Incremental upload/update to PostgreSQL table using Pentaho DI


I have the following flow in Pentaho Data Integration to read a txt file and map it to a PostgreSQL table.

The first time I run this flow everything goes ok and the table gets populated. However, if later I want to do an incremental update on the same table, I need to truncate it and run the flow again. Is there any method that allows me to only load new/updated rows?

In the PostgreSQL Bulk Load operator, I can only see "Truncate/Insert" options and this is very inefficient, as my tables are really large.

See my implementation:

enter image description here

Thanks in advance!!


Solution

  • Looking around for possibilities, some users say that the only advantage of Bulk Loader is performance with very large batch of rows (upwards of millions). But there ways of countering this.

    Try using the Table output step, with Batch size("Commit size" in the step) of 5000, and altering the number of copies executing the step (depends on the number of cores your processor has) to say, 4 copies (Dual core CPU with 2 logical cores ea.). You can alter the number of copies by right clicking the step in the GUI and setting the desired number.

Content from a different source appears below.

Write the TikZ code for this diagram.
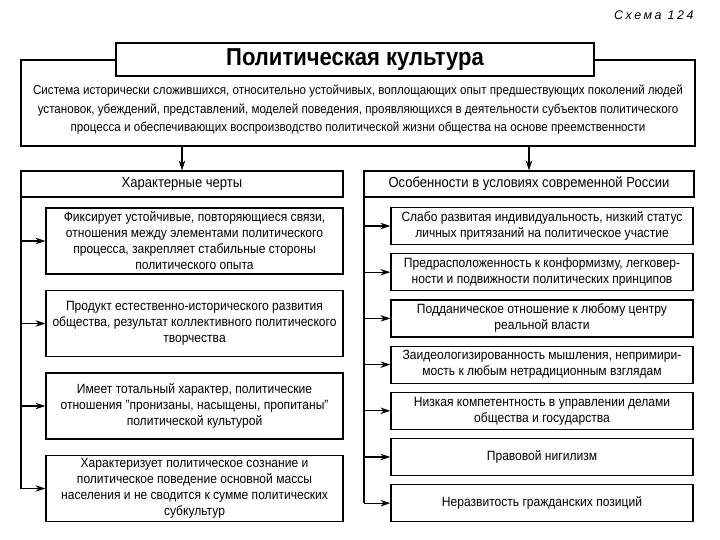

    This will parallelize the output into 4 groups of Inserts, of 5000 rows per 'cycle' each. If this cause memory overload in the JVM, you can easily adapt that and increase the memory usage in the option PENTAHO_DI_JAVA_OPTIONS, simply double the amount that's set on Xms(minimum) and XmX(maximum), mine is set to "-Xms2048m" "-Xmx4096m".

    The only peculiarity i found with this step and PostgreSQL is that you need to specify the Database Fields in the step, even if the incoming rows have the exact same layout as the table.